» Exercise prompt: Return the material exactly, first line through the line containing "const total = porcentajes.reduce((a, b)", and nothing more. Pictures stay out.
* START Data shown *
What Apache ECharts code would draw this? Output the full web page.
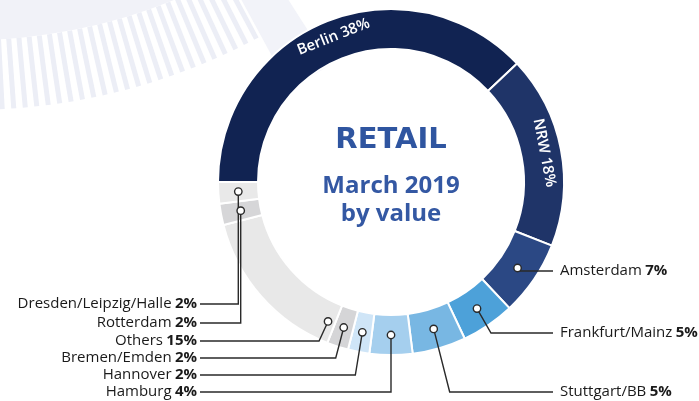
<!DOCTYPE html>
<html>
<head>
    <title>Retail March 2019</title>
    <script src="https://cdn.jsdelivr.net/npm/echarts@6/dist/echarts.min.js"></script>
    <style>
        body { margin: 0; background: #fff; }
        #grafico { width: 699px; height: 401px; }
    </style>
</head>
<body>
    <div id="grafico"></div>

    <script>
        // Datos
        const nombres = ['Berlin', 'NRW', 'Amsterdam', 'Frankfurt/Mainz', 'Stuttgart/BB', 'Hamburg',
            'Hannover', 'Bremen/Emden', 'Others', 'Rotterdam', 'Dresden/Leipzig/Halle'];
        const porcentajes = [38, 18, 7, 5, 5, 4, 2, 2, 15, 2, 2];
        const colores = ['#112352', '#1f3468', '#2b4884', '#4da1d9', '#78b7e3', '#a5cfee',
            '#cfe5f7', '#d5d5d7', '#e8e8e8', '#d6d6d8', '#e9e9e9'];
        const etiquetasDentro = ['Berlin', 'NRW'];

        // Geometria del anillo
        const centro = [391, 182];
        const radios = [133, 173];

        // Donde van las etiquetas externas (fila y quiebre de la linea)
        const filas = {
            'Amsterdam': { lado: 'der', y: 271, quiebre: 0 },
            'Frankfurt/Mainz': { lado: 'der', y: 333, quiebre: 14 },
            'Stuttgart/BB': { lado: 'der', y: 392, quiebre: 16 },
            'Hamburg': { lado: 'izq', y: 392, quiebre: 0 },
            'Hannover': { lado: 'izq', y: 375, quiebre: -7 },
            'Bremen/Emden': { lado: 'izq', y: 358, quiebre: -8 },
            'Others': { lado: 'izq', y: 341, quiebre: -9 },
            'Rotterdam': { lado: 'izq', y: 323, quiebre: 0 },
            'Dresden/Leipzig/Halle': { lado: 'izq', y: 304, quiebre: 0 }
        };
        // punto del circulito dentro del segmento (0.5 = mitad)
        const posAncla = { 'Others': 0.05 };

        const total = porcentajes.reduce((a, b) => a + b, 0);

        function ancla(i) {
            let acum = 0;
            for (let k = 0; k < i; k++) acum += porcentajes[k];
            const t = posAncla[nombres[i]] !== undefined ? posAncla[nombres[i]] : 0.5;
            const frac = (acum + porcentajes[i] * t) / total;
            const ang = (180 - frac * 360) * Math.PI / 180;
            const r = (radios[0] + radios[1]) / 2;
            return [centro[0] + r * Math.cos(ang), centro[1] - r * Math.sin(ang)];
        }

        function layoutEtiqueta(params) {
            const fila = filas[nombres[params.dataIndex]];
            if (!fila) return {};
            const a = ancla(params.dataIndex);
            const der = fila.lado === 'der';
            const xTexto = der ? 560 : 197;
            const xFin = der ? xTexto - 7 : xTexto + 3;
            return {
                x: xTexto,
                y: fila.y,
                align: der ? 'left' : 'right',
                verticalAlign: 'middle',
                labelLinePoints: [a, [a[0] + fila.quiebre, fila.y], [xFin, fila.y]]
            };
        }

        function layoutCirculo(params) {
            if (!filas[nombres[params.dataIndex]]) return {};
            const a = ancla(params.dataIndex);
            return { x: a[0], y: a[1], align: 'center', verticalAlign: 'middle' };
        }

        // anillo de colores con las etiquetas internas
        const datosAnillo = nombres.map((n, i) => {
            const dentro = etiquetasDentro.includes(n);
            return {
                name: n,
                value: porcentajes[i],
                itemStyle: { color: colores[i] },
                label: { show: dentro }
            };
        });

        // capa transparente encima: etiquetas externas y sus lineas
        const datosEtiquetas = nombres.map((n, i) => ({
            name: n,
            value: porcentajes[i],
            label: { show: !!filas[n] },
            labelLine: { show: !!filas[n] }
        }));

        // capa de circulitos
        const datosCirculos = nombres.map((n, i) => ({
            name: n,
            value: porcentajes[i],
            label: { show: !!filas[n] }
        }));

        const comun = {
            type: 'pie',
            center: centro,
            radius: radios,
            startAngle: 180,
            clockwise: true,
            avoidLabelOverlap: false,
            emphasis: { disabled: true }
        };

        const grafico = echarts.init(document.getElementById('grafico'), null, { renderer: 'canvas' });

        grafico.setOption({
            animation: false,
            backgroundColor: '#fff',
            title: [{
                text: 'RETAIL',
                left: 386,
                top: 105,
                textAlign: 'center',
                textStyle: { color: '#2f55a0', fontSize: 29, fontWeight: 'bold', fontFamily: 'DejaVu Sans' }
            }, {
                text: 'March 2019\nby value',
                left: 386,
                top: 167,
                textAlign: 'center',
                textStyle: { color: '#3458a3', fontSize: 24, fontWeight: 'bold', lineHeight: 28, fontFamily: 'Open Sans' }
            }],
            graphic: [{
                type: 'circle',
                z: -10,
                silent: true,
                shape: { cx: -30, cy: -500, r: 540 },
                style: { fill: '#f1f2f8' }
            }, {
                type: 'sector',
                z: -10,
                silent: true,
                shape: { cx: -30, cy: -500, r0: 530, r: 670, startAngle: 57.5 * Math.PI / 180, endAngle: 61.5 * Math.PI / 180 },
                style: { fill: '#f2f3f9' }
            }],
            series: [{
                // rayas del fondo
                type: 'gauge',
                z: 1,
                silent: true,
                center: [-30, -500],
                radius: 610,
                startAngle: -62,
                endAngle: -100,
                min: 0,
                max: 35,
                splitNumber: 35,
                axisLine: { show: false, lineStyle: { width: 0 } },
                splitLine: { show: true, length: 70, distance: 0, lineStyle: { color: '#eceef6', width: 5 } },
                axisTick: { show: false },
                axisLabel: { show: false },
                pointer: { show: false },
                anchor: { show: false },
                title: { show: false },
                detail: { show: false },
                data: []
            }, Object.assign({}, comun, {
                z: 3,
                itemStyle: { borderColor: '#fff', borderWidth: 2 },
                label: {
                    position: 'inside',
                    rotate: 'tangential',
                    formatter: '{b} {c}%',
                    color: '#fff',
                    fontSize: 15,
                    fontWeight: 600,
                    fontFamily: 'Open Sans'
                },
                labelLine: { show: false },
                data: datosAnillo
            }), Object.assign({}, comun, {
                z: 4,
                silent: true,
                itemStyle: { color: 'rgba(0,0,0,0)', borderWidth: 0 },
                label: {
                    position: 'outside',
                    formatter: '{n|{b}} {p|{c}%}',
                    rich: {
                        n: { fontSize: 15, color: '#1a1a1a', fontFamily: 'Open Sans' },
                        p: { fontSize: 15, color: '#1a1a1a', fontWeight: 'bold', fontFamily: 'Open Sans' }
                    }
                },
                labelLine: { showAbove: true, lineStyle: { color: '#2a2a2a', width: 1.4 } },
                labelLayout: layoutEtiqueta,
                data: datosEtiquetas
            }), Object.assign({}, comun, {
                z: 5,
                silent: true,
                itemStyle: { color: 'rgba(0,0,0,0)', borderWidth: 0 },
                label: {
                    position: 'inside',
                    formatter: ' ',
                    fontSize: 1,
                    width: 6,
                    height: 6,
                    padding: 0,
                    backgroundColor: '#fff',
                    borderColor: '#2a2a2a',
                    borderWidth: 1.4,
                    borderRadius: 4
                },
                labelLine: { show: false },
                labelLayout: layoutCirculo,
                data: datosCirculos
            })]
        });
    </script>
</body>
</html>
* END Data shown *
» Exercise answer:
What Apache ECharts code would draw this? Output the full web page.
<!DOCTYPE html>
<html>
<head>
    <title>Retail March 2019</title>
    <script src="https://cdn.jsdelivr.net/npm/echarts@6/dist/echarts.min.js"></script>
    <style>
        body { margin: 0; background: #fff; }
        #grafico { width: 699px; height: 401px; }
    </style>
</head>
<body>
    <div id="grafico"></div>

    <script>
        // Datos
        const nombres = ['Berlin', 'NRW', 'Amsterdam', 'Frankfurt/Mainz', 'Stuttgart/BB', 'Hamburg',
            'Hannover', 'Bremen/Emden', 'Others', 'Rotterdam', 'Dresden/Leipzig/Halle'];
        const porcentajes = [38, 18, 7, 5, 5, 4, 2, 2, 15, 2, 2];
        const colores = ['#112352', '#1f3468', '#2b4884', '#4da1d9', '#78b7e3', '#a5cfee',
            '#cfe5f7', '#d5d5d7', '#e8e8e8', '#d6d6d8', '#e9e9e9'];
        const etiquetasDentro = ['Berlin', 'NRW'];

        // Geometria del anillo
        const centro = [391, 182];
        const radios = [133, 173];

        // Donde van las etiquetas externas (fila y quiebre de la linea)
        const filas = {
            'Amsterdam': { lado: 'der', y: 271, quiebre: 0 },
            'Frankfurt/Mainz': { lado: 'der', y: 333, quiebre: 14 },
            'Stuttgart/BB': { lado: 'der', y: 392, quiebre: 16 },
            'Hamburg': { lado: 'izq', y: 392, quiebre: 0 },
            'Hannover': { lado: 'izq', y: 375, quiebre: -7 },
            'Bremen/Emden': { lado: 'izq', y: 358, quiebre: -8 },
            'Others': { lado: 'izq', y: 341, quiebre: -9 },
            'Rotterdam': { lado: 'izq', y: 323, quiebre: 0 },
            'Dresden/Leipzig/Halle': { lado: 'izq', y: 304, quiebre: 0 }
        };
        // punto del circulito dentro del segmento (0.5 = mitad)
        const posAncla = { 'Others': 0.05 };

        const total = porcentajes.reduce((a, b) => a + b, 0);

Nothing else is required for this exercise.